Solo mining involves mining Bitcoin independently without joining a group. While you keep the full block reward if you successfully mine a block, the chances of doing so are extremely low without massive computational power. Pool mining involves combining resources with other miners to increase the chances of finding blocks. Rewards are then distributed among pool members based on their contributed hash power, providing more consistent, though smaller, earnings.

Proof of Work (PoW) is the consensus mechanism used by Bitcoin and many other cryptocurrencies, where miners compete to solve complex mathematical problems to validate transactions and create new blocks. Proof of Stake (PoS) is an alternative consensus mechanism where validators are chosen to create new blocks based on the amount of cryptocurrency they "stake" or lock up as collateral. PoS is generally more energy-efficient but has different security considerations compared to PoW.

Bitcoin mining consumes a significant amount of electricity, estimated to be comparable to the energy usage of medium-sized countries. However, it's important to note that a growing percentage of Bitcoin mining uses renewable energy sources. Many mining operations are located near renewable energy sources or utilize excess energy that would otherwise be wasted.

Cloud mining allows individuals to participate in cryptocurrency mining without owning or maintaining hardware. Users lease mining power from companies that operate large-scale mining facilities. Profitability depends on several factors including Bitcoin's price, mining difficulty, maintenance fees, and the cloud mining contract terms. While it eliminates hardware costs and technical barriers, users should carefully research providers as the industry has seen its share of scams.

ASIC (Application-Specific Integrated Circuit) miners are specialized hardware designed exclusively for cryptocurrency mining. Unlike general-purpose CPUs or GPUs, ASICs are optimized for the specific algorithms used by cryptocurrencies like Bitcoin (SHA-256). They are significantly more efficient and powerful than alternative mining hardware, which is why they dominate the Bitcoin mining industry today.

There's no fixed time to mine one Bitcoin as it depends on multiple factors including your mining hardware's hash rate, the total network hash rate, mining difficulty, and whether you're mining solo or in a pool. With the current network difficulty, it would take a single average ASIC miner several years to mine one complete Bitcoin. Most individual miners join pools to receive smaller, more frequent rewards proportional to their contributed hash power.

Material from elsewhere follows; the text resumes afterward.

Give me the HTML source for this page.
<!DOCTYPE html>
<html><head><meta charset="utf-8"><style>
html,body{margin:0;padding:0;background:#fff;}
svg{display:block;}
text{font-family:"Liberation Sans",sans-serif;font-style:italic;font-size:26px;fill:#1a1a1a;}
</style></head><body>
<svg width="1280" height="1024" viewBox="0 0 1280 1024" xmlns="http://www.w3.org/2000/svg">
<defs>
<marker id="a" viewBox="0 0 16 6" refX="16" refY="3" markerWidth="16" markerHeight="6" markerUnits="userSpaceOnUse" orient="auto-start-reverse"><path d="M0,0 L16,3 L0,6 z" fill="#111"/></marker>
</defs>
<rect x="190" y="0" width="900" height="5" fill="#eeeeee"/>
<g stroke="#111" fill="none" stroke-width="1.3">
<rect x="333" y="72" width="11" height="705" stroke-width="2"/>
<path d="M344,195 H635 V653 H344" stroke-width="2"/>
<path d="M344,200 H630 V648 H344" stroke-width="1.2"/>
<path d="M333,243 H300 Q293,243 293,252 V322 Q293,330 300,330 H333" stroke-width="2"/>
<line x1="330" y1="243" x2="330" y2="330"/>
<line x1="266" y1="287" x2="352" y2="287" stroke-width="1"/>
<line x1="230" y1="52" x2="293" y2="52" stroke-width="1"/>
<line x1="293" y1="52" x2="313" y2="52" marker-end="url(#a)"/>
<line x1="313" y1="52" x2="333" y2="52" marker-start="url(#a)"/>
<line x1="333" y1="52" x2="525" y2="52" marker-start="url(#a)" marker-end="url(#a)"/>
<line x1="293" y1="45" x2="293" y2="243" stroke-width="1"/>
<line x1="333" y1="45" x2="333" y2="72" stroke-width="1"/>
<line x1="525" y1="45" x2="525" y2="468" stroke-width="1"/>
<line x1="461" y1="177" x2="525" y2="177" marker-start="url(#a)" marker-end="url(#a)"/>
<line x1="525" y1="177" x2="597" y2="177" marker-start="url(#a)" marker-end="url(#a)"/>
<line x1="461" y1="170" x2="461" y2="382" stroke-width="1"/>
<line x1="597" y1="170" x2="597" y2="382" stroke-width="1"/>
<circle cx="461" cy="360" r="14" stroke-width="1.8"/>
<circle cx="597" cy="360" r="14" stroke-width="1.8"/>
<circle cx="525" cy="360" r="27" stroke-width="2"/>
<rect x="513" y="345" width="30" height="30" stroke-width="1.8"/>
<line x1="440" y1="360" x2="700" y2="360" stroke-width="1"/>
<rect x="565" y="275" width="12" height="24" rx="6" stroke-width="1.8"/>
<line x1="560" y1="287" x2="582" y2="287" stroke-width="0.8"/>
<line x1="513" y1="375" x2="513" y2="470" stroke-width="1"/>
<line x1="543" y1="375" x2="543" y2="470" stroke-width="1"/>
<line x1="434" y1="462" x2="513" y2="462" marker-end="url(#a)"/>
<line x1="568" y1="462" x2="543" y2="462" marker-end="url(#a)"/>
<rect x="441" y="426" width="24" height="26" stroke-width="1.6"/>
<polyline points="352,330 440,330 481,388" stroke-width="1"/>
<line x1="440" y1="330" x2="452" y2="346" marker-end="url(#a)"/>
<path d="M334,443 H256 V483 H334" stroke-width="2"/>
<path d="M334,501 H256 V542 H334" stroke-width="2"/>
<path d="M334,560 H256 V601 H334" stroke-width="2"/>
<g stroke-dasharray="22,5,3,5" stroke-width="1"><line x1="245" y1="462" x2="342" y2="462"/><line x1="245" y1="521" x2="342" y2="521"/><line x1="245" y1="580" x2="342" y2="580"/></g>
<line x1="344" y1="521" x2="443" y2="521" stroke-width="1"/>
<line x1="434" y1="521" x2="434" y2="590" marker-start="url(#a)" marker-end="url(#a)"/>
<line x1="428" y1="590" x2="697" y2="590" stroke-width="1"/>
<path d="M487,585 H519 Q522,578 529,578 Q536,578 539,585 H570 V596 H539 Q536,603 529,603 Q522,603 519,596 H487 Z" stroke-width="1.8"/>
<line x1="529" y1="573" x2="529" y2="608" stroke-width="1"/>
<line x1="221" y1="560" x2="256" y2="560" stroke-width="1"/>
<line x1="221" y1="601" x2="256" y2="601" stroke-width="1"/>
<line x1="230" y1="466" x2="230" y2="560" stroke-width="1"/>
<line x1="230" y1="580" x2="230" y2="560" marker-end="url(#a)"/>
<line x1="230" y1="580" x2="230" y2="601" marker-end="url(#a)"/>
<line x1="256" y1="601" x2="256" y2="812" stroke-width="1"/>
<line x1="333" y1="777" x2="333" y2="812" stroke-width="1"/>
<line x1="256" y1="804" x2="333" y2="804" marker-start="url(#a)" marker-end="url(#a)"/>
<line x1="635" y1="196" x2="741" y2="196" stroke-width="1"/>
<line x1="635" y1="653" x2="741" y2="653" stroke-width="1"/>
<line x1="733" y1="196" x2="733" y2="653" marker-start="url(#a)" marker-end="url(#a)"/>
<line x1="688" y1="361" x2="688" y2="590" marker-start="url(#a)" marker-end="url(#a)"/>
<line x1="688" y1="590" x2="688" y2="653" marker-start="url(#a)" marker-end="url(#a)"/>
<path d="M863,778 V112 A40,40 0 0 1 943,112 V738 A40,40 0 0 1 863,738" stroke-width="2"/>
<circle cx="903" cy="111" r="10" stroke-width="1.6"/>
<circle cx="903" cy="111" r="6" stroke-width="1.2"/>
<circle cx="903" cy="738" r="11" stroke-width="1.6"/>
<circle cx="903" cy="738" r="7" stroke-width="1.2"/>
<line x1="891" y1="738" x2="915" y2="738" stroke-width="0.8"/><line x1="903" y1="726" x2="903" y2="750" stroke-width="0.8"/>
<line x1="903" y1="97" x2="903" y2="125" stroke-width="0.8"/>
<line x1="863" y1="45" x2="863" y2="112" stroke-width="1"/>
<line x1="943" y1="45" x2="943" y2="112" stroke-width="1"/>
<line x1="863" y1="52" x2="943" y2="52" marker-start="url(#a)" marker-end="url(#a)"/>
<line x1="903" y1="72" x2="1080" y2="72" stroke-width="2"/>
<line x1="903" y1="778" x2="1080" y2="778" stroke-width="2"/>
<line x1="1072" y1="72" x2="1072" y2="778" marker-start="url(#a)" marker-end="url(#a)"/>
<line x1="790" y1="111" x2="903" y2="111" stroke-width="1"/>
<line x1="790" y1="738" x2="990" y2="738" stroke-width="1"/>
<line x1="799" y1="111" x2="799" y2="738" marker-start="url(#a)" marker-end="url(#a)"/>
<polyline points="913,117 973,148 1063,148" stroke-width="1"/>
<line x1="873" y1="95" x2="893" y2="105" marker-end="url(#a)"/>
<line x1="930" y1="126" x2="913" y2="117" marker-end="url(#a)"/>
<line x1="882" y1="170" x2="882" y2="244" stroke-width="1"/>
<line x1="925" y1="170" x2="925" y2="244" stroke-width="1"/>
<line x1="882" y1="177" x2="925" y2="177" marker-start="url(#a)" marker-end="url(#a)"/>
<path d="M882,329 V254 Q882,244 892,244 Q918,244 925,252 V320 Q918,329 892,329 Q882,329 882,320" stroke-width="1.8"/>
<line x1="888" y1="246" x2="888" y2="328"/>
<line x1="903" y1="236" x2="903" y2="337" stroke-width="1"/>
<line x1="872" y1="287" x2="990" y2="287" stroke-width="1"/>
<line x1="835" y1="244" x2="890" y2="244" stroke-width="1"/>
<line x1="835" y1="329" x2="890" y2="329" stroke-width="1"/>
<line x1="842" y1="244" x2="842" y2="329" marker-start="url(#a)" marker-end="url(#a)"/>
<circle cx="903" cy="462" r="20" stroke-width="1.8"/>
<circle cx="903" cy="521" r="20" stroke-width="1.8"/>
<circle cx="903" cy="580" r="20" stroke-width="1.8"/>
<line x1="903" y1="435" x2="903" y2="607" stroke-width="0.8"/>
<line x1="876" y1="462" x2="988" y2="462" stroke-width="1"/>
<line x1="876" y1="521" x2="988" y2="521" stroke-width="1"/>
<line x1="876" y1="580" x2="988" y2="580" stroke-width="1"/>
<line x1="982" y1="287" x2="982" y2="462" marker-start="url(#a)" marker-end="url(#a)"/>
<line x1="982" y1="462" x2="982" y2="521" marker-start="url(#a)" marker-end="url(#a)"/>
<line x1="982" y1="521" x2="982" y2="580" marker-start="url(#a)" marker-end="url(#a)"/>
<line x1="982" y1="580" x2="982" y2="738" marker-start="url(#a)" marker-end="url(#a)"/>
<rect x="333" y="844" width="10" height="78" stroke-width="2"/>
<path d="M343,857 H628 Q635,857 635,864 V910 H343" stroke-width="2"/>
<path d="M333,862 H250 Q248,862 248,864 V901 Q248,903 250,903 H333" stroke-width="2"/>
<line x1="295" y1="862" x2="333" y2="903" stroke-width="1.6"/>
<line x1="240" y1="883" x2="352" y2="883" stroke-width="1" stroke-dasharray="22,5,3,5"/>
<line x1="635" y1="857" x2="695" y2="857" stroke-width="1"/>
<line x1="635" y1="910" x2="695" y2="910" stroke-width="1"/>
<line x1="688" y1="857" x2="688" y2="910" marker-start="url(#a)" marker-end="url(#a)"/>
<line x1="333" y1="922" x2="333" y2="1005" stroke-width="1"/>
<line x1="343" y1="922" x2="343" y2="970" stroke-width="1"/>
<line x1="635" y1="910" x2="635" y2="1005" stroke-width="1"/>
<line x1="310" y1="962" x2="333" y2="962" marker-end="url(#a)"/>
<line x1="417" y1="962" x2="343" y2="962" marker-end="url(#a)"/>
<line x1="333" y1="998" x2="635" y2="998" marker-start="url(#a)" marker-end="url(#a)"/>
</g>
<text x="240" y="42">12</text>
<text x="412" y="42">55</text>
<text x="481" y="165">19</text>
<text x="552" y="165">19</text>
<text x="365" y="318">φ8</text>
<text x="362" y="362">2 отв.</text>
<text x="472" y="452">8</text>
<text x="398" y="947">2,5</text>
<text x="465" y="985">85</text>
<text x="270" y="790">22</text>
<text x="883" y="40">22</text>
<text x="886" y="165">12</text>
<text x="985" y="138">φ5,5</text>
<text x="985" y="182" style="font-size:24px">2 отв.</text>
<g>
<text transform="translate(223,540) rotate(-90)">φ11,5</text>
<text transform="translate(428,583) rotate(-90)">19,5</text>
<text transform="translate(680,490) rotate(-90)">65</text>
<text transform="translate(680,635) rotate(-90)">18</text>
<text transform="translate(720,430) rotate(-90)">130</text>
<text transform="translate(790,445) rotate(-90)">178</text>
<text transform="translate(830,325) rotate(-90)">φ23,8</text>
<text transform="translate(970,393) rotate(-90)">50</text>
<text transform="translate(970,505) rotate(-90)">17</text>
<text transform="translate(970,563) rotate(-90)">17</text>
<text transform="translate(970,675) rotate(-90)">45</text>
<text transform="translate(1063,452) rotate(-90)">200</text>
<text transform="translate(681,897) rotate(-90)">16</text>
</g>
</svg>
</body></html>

Bitcoin mining profitability for individuals depends on several factors: electricity costs (the most significant expense), efficiency of mining hardware, Bitcoin's market price, and network difficulty. In regions with very low electricity costs, individual mining can still be profitable. However, for most people in areas with average or high electricity rates, joining a mining pool or considering cloud mining options may be more viable than solo mining. Always use a mining profitability calculator before investing in equipment.

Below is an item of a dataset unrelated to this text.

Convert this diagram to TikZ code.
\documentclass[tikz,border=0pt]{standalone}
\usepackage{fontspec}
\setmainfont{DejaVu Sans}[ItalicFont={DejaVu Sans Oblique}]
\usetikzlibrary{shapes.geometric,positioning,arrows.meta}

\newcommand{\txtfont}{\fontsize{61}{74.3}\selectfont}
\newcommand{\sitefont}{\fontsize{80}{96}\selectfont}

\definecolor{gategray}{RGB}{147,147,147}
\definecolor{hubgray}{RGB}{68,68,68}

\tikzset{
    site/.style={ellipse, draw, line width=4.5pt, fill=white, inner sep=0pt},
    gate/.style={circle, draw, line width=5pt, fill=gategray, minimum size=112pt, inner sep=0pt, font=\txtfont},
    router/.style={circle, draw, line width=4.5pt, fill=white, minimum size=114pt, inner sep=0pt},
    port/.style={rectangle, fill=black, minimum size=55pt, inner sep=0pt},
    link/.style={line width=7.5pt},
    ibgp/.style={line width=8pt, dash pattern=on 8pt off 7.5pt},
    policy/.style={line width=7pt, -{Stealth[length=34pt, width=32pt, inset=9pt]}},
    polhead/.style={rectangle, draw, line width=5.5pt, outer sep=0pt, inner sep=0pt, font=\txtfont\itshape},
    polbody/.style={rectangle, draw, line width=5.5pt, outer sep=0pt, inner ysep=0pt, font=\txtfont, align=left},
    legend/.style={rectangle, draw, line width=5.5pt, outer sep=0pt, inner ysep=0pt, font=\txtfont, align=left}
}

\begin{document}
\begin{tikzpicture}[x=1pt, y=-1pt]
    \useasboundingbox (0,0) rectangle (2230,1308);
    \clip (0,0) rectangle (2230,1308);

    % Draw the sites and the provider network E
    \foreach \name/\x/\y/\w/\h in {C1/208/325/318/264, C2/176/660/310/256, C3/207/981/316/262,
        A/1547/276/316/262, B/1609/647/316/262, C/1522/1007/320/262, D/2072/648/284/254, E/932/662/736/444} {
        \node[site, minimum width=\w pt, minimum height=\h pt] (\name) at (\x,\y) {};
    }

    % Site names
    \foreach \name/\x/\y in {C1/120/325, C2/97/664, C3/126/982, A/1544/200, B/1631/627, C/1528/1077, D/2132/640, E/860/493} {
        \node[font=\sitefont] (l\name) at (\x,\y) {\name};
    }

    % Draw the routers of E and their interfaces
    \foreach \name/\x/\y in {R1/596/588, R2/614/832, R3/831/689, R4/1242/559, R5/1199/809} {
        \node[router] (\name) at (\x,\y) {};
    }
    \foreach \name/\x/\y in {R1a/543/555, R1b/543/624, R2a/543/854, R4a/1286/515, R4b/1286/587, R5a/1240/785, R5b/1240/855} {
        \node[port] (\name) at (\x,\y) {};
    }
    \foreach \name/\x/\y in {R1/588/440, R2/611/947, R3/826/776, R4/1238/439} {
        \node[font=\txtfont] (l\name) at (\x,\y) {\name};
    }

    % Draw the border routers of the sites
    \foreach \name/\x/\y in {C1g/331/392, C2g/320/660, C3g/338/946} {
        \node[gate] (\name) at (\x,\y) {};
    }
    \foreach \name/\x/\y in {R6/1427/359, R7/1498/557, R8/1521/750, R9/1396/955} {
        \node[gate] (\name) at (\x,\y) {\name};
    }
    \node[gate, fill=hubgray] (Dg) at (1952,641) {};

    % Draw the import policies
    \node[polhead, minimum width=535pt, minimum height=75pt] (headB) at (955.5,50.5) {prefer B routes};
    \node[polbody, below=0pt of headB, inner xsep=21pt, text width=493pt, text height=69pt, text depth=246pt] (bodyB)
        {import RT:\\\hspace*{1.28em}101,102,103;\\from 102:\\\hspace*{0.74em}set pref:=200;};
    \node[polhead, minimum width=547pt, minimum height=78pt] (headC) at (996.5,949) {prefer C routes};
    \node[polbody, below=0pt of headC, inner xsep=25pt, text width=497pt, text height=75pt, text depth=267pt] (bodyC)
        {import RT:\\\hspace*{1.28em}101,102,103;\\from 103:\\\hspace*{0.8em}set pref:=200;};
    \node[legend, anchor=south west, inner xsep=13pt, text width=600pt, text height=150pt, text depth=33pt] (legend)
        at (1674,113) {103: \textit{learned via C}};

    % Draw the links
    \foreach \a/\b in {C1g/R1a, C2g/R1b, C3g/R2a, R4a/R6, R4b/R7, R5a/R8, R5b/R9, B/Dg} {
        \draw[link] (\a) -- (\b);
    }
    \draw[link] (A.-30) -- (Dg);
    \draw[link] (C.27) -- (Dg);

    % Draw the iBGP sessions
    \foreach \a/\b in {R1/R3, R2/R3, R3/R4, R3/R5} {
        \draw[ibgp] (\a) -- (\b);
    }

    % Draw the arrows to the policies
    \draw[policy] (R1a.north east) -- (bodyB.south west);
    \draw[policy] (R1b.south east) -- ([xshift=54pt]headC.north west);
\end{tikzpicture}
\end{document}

When all 21 million Bitcoins are mined (expected around the year 2140), miners will no longer receive block rewards in the form of new Bitcoins. Instead, they will earn income solely from transaction fees. The Bitcoin protocol is designed to continue operating on this fee-based model, incentivizing miners to continue securing the network by processing and validating transactions.

While it was possible to mine Bitcoin with CPUs and GPUs in the early years, today it is not economically feasible. The Bitcoin network difficulty has increased to a point where specialized ASIC miners are millions of times more efficient than general-purpose hardware. Attempting to mine Bitcoin with a CPU or GPU would likely result in earning less than a penny worth of Bitcoin while spending significantly more on electricity. GPUs remain viable for mining some other cryptocurrencies with different algorithms.